Write out every line below that includes the word "this".
>> begin SUPPLIED DATA
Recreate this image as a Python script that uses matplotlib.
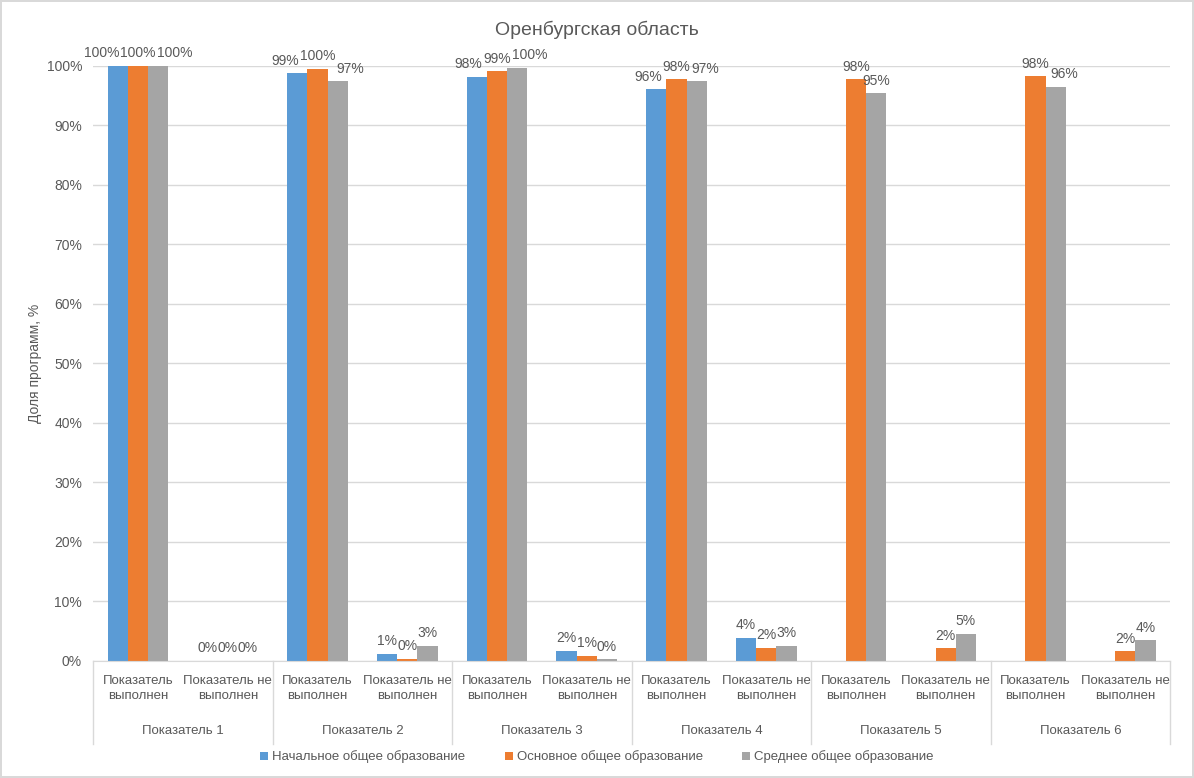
>> end SUPPLIED DATA
>> begin SUPPLIED DATA
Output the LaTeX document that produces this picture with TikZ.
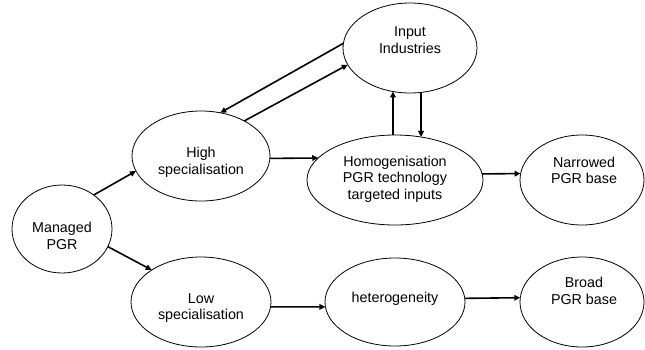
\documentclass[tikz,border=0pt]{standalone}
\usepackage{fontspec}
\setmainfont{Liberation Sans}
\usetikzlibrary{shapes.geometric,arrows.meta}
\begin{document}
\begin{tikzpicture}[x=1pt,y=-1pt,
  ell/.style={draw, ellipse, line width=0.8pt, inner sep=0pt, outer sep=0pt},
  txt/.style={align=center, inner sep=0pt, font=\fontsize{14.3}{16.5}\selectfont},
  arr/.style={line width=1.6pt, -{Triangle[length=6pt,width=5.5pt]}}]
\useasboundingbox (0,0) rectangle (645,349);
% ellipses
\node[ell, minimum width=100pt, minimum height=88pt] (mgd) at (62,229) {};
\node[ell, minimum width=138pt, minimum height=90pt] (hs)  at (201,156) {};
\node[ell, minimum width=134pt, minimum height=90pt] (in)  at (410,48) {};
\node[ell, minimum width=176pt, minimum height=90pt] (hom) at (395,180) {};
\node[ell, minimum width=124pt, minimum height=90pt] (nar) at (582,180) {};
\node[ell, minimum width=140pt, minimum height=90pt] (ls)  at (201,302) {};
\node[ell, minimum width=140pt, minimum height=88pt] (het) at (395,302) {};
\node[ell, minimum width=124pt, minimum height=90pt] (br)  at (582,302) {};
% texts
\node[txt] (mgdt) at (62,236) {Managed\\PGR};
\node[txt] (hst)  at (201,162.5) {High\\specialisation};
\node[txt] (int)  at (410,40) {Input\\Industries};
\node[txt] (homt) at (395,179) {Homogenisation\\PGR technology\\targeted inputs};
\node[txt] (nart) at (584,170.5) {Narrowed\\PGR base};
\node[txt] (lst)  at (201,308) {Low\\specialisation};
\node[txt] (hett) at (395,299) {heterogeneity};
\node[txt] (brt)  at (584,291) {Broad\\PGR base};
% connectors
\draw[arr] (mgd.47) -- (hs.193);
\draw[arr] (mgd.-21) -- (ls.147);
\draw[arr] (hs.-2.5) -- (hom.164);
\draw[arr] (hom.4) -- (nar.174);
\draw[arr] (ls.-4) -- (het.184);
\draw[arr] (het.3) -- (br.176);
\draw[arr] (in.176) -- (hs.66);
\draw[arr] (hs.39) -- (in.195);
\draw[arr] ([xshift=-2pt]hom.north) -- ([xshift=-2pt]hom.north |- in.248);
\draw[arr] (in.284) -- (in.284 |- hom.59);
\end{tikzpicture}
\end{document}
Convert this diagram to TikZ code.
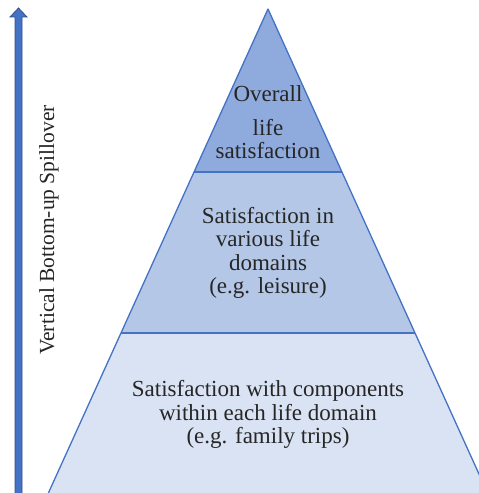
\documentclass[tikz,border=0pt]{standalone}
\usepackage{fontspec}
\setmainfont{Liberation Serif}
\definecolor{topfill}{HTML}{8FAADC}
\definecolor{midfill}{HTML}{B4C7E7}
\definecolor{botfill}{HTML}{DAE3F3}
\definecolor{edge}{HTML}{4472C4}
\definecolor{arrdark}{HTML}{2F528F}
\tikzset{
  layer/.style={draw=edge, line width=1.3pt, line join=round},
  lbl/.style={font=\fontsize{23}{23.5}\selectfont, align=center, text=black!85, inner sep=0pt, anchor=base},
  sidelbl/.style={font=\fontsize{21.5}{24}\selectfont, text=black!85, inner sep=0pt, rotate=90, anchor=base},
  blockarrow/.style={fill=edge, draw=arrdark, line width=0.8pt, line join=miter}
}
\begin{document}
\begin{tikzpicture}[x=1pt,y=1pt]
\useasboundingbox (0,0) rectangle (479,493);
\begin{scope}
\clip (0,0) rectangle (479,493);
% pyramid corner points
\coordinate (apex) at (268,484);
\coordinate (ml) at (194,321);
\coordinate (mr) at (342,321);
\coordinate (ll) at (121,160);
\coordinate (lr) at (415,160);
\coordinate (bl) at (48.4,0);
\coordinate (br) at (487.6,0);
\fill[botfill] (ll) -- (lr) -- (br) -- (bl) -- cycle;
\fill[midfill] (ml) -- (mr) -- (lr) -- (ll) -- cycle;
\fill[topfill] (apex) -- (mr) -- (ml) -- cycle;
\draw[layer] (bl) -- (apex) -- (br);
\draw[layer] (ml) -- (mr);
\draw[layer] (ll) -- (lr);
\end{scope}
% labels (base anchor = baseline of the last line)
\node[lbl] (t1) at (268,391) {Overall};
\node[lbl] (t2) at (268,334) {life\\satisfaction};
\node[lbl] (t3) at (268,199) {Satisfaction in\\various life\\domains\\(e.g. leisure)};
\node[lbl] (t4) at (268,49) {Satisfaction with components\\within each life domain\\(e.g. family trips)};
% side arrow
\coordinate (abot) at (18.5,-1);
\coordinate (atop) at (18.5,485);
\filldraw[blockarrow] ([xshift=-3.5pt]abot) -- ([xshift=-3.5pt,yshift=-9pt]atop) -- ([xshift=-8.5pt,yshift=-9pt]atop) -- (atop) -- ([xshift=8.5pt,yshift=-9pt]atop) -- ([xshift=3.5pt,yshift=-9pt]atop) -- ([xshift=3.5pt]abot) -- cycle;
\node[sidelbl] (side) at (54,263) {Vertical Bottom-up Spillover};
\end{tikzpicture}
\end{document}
>> end SUPPLIED DATA
:: OUTPUT OF THE TASK ::
Recreate this image as a Python script that uses matplotlib.
Output the LaTeX document that produces this picture with TikZ.
Convert this diagram to TikZ code.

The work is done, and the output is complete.